WHAT YOU WILL DO> Retype, please, the listing from its opening line through the line that contains "ys = alt.Scale(domain=[0, dmax], nice=False, zero=True)", both included, without the pictures.

>> BEGIN

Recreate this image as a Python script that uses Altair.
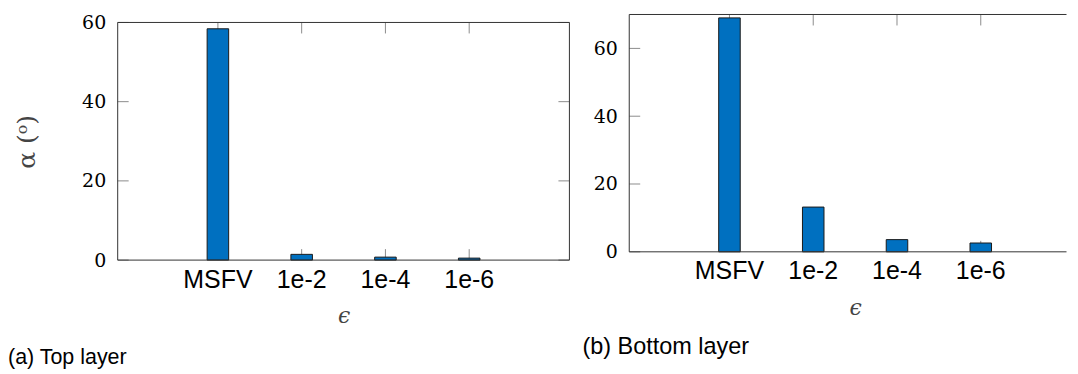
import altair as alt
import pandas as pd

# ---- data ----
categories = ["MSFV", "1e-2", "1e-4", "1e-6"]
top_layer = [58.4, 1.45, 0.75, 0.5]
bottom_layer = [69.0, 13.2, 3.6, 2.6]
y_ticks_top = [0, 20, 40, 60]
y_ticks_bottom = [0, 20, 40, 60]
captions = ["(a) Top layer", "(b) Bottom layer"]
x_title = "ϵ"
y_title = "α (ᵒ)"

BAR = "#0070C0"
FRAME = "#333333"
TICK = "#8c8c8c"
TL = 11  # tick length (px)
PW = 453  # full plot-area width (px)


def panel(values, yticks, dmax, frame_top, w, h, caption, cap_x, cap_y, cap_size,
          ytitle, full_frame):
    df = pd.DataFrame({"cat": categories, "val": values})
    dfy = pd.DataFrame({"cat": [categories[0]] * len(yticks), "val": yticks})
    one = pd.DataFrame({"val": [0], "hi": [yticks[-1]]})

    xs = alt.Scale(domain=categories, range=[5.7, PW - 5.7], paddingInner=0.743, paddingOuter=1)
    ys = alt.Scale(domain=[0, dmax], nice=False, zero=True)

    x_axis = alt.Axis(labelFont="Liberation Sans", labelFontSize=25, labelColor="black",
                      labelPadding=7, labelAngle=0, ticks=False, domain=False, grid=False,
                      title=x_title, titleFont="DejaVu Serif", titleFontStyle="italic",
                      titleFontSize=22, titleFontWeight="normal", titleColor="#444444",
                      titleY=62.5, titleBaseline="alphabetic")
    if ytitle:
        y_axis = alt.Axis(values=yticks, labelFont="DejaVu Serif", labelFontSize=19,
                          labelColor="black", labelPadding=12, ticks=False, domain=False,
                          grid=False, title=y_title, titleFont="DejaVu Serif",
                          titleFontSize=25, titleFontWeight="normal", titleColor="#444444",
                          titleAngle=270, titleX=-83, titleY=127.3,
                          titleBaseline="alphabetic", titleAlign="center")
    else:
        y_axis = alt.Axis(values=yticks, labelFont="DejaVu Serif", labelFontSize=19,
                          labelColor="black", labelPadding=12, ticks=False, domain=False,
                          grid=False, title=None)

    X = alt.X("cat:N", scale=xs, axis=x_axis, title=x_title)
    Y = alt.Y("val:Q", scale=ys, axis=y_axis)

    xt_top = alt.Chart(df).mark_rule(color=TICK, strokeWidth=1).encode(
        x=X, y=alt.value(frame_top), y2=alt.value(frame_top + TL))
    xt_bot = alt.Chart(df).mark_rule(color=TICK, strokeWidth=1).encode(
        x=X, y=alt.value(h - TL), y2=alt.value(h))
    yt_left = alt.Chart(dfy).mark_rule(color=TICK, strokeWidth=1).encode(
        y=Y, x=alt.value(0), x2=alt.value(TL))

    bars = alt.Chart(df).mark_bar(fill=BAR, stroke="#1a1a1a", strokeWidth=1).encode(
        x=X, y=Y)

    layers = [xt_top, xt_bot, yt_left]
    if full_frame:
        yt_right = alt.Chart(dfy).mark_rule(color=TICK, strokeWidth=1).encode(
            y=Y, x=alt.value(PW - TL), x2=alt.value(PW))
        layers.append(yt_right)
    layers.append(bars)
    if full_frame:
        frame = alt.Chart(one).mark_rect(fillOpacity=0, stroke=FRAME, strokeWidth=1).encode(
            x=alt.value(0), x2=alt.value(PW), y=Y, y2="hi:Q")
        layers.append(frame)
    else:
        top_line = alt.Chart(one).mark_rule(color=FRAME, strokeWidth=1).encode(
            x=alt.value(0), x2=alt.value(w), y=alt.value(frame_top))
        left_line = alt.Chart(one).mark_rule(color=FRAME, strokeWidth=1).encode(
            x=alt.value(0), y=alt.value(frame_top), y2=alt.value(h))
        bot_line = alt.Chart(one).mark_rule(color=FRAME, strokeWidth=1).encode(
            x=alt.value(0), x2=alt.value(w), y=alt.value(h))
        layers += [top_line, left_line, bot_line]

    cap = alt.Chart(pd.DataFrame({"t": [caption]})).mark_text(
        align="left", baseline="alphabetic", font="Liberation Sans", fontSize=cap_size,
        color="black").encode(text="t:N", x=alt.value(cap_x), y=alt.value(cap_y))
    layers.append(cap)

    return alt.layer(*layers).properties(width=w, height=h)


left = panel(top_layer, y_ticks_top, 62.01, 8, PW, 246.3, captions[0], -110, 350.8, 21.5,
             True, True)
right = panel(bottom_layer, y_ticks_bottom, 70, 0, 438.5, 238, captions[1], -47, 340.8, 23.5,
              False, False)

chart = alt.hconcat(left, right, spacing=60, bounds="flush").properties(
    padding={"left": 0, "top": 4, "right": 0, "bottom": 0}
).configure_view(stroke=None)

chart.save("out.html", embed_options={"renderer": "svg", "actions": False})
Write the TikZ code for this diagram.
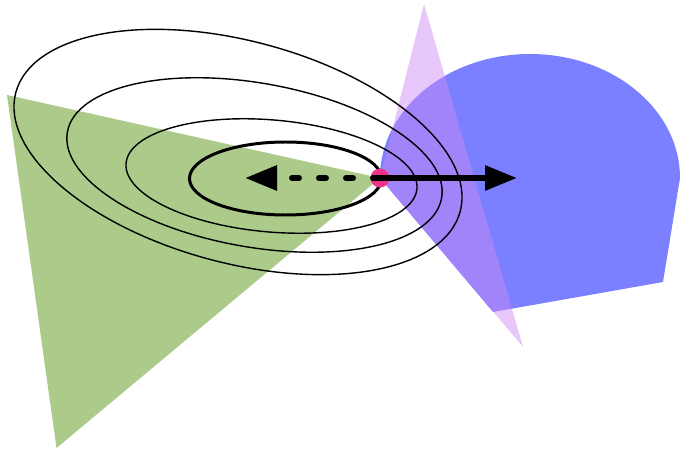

>> END

TASK RESPONSE>
Recreate this image as a Python script that uses Altair.
import altair as alt
import pandas as pd

# ---- data ----
categories = ["MSFV", "1e-2", "1e-4", "1e-6"]
top_layer = [58.4, 1.45, 0.75, 0.5]
bottom_layer = [69.0, 13.2, 3.6, 2.6]
y_ticks_top = [0, 20, 40, 60]
y_ticks_bottom = [0, 20, 40, 60]
captions = ["(a) Top layer", "(b) Bottom layer"]
x_title = "ϵ"
y_title = "α (ᵒ)"

BAR = "#0070C0"
FRAME = "#333333"
TICK = "#8c8c8c"
TL = 11  # tick length (px)
PW = 453  # full plot-area width (px)


def panel(values, yticks, dmax, frame_top, w, h, caption, cap_x, cap_y, cap_size,
          ytitle, full_frame):
    df = pd.DataFrame({"cat": categories, "val": values})
    dfy = pd.DataFrame({"cat": [categories[0]] * len(yticks), "val": yticks})
    one = pd.DataFrame({"val": [0], "hi": [yticks[-1]]})

    xs = alt.Scale(domain=categories, range=[5.7, PW - 5.7], paddingInner=0.743, paddingOuter=1)
    ys = alt.Scale(domain=[0, dmax], nice=False, zero=True)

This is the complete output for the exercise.